To be done => Output every line exactly as written. Leave out pictures.

Information supplied =>
● ● ● ● ● ● ●

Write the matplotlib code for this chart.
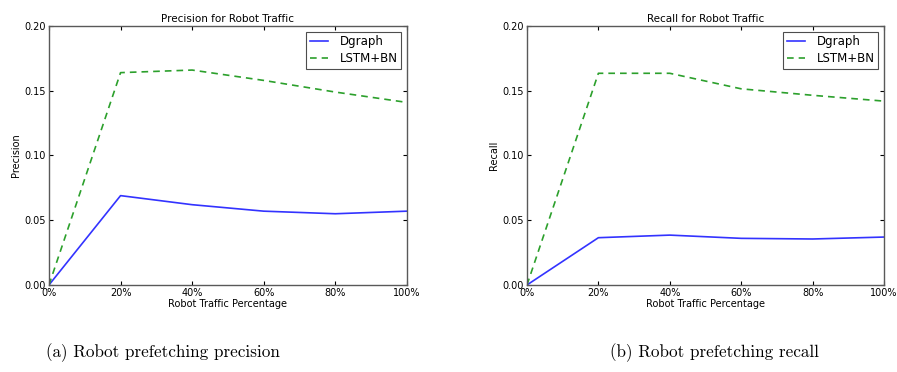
import matplotlib
matplotlib.use("Agg")
import matplotlib.pyplot as plt
from matplotlib.ticker import FuncFormatter

# data
traffic = [0, 20, 40, 60, 80, 100]
precision_dgraph = [0.0, 0.069, 0.062, 0.057, 0.055, 0.057]
precision_lstm = [0.0, 0.164, 0.166, 0.158, 0.149, 0.141]
recall_dgraph = [0.0, 0.0365, 0.0385, 0.036, 0.0355, 0.037]
recall_lstm = [0.0, 0.1635, 0.1635, 0.1515, 0.1465, 0.142]
yticks = [0.0, 0.05, 0.10, 0.15, 0.20]

plt.rcParams["font.family"] = "DejaVu Sans"

fig = plt.figure(figsize=(8.97, 3.72), dpi=100)
ax1 = fig.add_axes([0.0546, 0.234, 0.399, 0.696])
ax2 = fig.add_axes([0.5875, 0.234, 0.398, 0.696])


def draw(ax, dgraph, lstm, title, ylabel):
    ax.plot(traffic, dgraph, color="#3333ff", lw=1.2, label="Dgraph")
    ax.plot(traffic, lstm, color="#2ca02c", lw=1.2, ls=(0, (4, 3)), label="LSTM+BN")
    ax.set_xlim(0, 100)
    ax.set_ylim(0, 0.2)
    ax.set_xticks(traffic)
    ax.set_yticks(yticks)
    ax.xaxis.set_major_formatter(FuncFormatter(lambda v, p: "%d%%" % v))
    ax.yaxis.set_major_formatter(FuncFormatter(lambda v, p: "%.2f" % v))
    ax.tick_params(direction="in", top=True, right=True, length=3,
                   width=0.8, labelsize=7, pad=2)
    for s in ax.spines.values():
        s.set_color("0.35")
        s.set_linewidth(1.0)
    ax.set_title(title, fontsize=7.5, pad=3)
    ax.set_xlabel("Robot Traffic Percentage", fontsize=7, labelpad=1)
    ax.set_ylabel(ylabel, fontsize=7, labelpad=3)
    leg = ax.legend(loc="upper right", fontsize=8.5, handlelength=1.5,
                    fancybox=False, framealpha=1, borderaxespad=0.5,
                    borderpad=0.3, handletextpad=1.0, labelspacing=0.3)
    leg.get_frame().set_edgecolor("0.3")
    leg.get_frame().set_linewidth(0.8)


draw(ax1, precision_dgraph, precision_lstm, "Precision for Robot Traffic", "Precision")
draw(ax2, recall_dgraph, recall_lstm, "Recall for Robot Traffic", "Recall")

fig.text(0.182, 0.051, "(a) Robot prefetching precision", ha="center",
         va="center", fontsize=12.3, family="cmr10")
fig.text(0.796, 0.051, "(b) Robot prefetching recall", ha="center",
         va="center", fontsize=12.3, family="cmr10")

fig.savefig("out.png", dpi=100, facecolor="white")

● ● ● ● ● ● ●

Expected answer =>
Write the matplotlib code for this chart.
import matplotlib
matplotlib.use("Agg")
import matplotlib.pyplot as plt
from matplotlib.ticker import FuncFormatter

# data
traffic = [0, 20, 40, 60, 80, 100]
precision_dgraph = [0.0, 0.069, 0.062, 0.057, 0.055, 0.057]
precision_lstm = [0.0, 0.164, 0.166, 0.158, 0.149, 0.141]
recall_dgraph = [0.0, 0.0365, 0.0385, 0.036, 0.0355, 0.037]
recall_lstm = [0.0, 0.1635, 0.1635, 0.1515, 0.1465, 0.142]
yticks = [0.0, 0.05, 0.10, 0.15, 0.20]

plt.rcParams["font.family"] = "DejaVu Sans"

fig = plt.figure(figsize=(8.97, 3.72), dpi=100)
ax1 = fig.add_axes([0.0546, 0.234, 0.399, 0.696])
ax2 = fig.add_axes([0.5875, 0.234, 0.398, 0.696])


def draw(ax, dgraph, lstm, title, ylabel):
    ax.plot(traffic, dgraph, color="#3333ff", lw=1.2, label="Dgraph")
    ax.plot(traffic, lstm, color="#2ca02c", lw=1.2, ls=(0, (4, 3)), label="LSTM+BN")
    ax.set_xlim(0, 100)
    ax.set_ylim(0, 0.2)
    ax.set_xticks(traffic)
    ax.set_yticks(yticks)
    ax.xaxis.set_major_formatter(FuncFormatter(lambda v, p: "%d%%" % v))
    ax.yaxis.set_major_formatter(FuncFormatter(lambda v, p: "%.2f" % v))
    ax.tick_params(direction="in", top=True, right=True, length=3,
                   width=0.8, labelsize=7, pad=2)
    for s in ax.spines.values():
        s.set_color("0.35")
        s.set_linewidth(1.0)
    ax.set_title(title, fontsize=7.5, pad=3)
    ax.set_xlabel("Robot Traffic Percentage", fontsize=7, labelpad=1)
    ax.set_ylabel(ylabel, fontsize=7, labelpad=3)
    leg = ax.legend(loc="upper right", fontsize=8.5, handlelength=1.5,
                    fancybox=False, framealpha=1, borderaxespad=0.5,
                    borderpad=0.3, handletextpad=1.0, labelspacing=0.3)
    leg.get_frame().set_edgecolor("0.3")
    leg.get_frame().set_linewidth(0.8)


draw(ax1, precision_dgraph, precision_lstm, "Precision for Robot Traffic", "Precision")
draw(ax2, recall_dgraph, recall_lstm, "Recall for Robot Traffic", "Recall")

fig.text(0.182, 0.051, "(a) Robot prefetching precision", ha="center",
         va="center", fontsize=12.3, family="cmr10")
fig.text(0.796, 0.051, "(b) Robot prefetching recall", ha="center",
         va="center", fontsize=12.3, family="cmr10")

fig.savefig("out.png", dpi=100, facecolor="white")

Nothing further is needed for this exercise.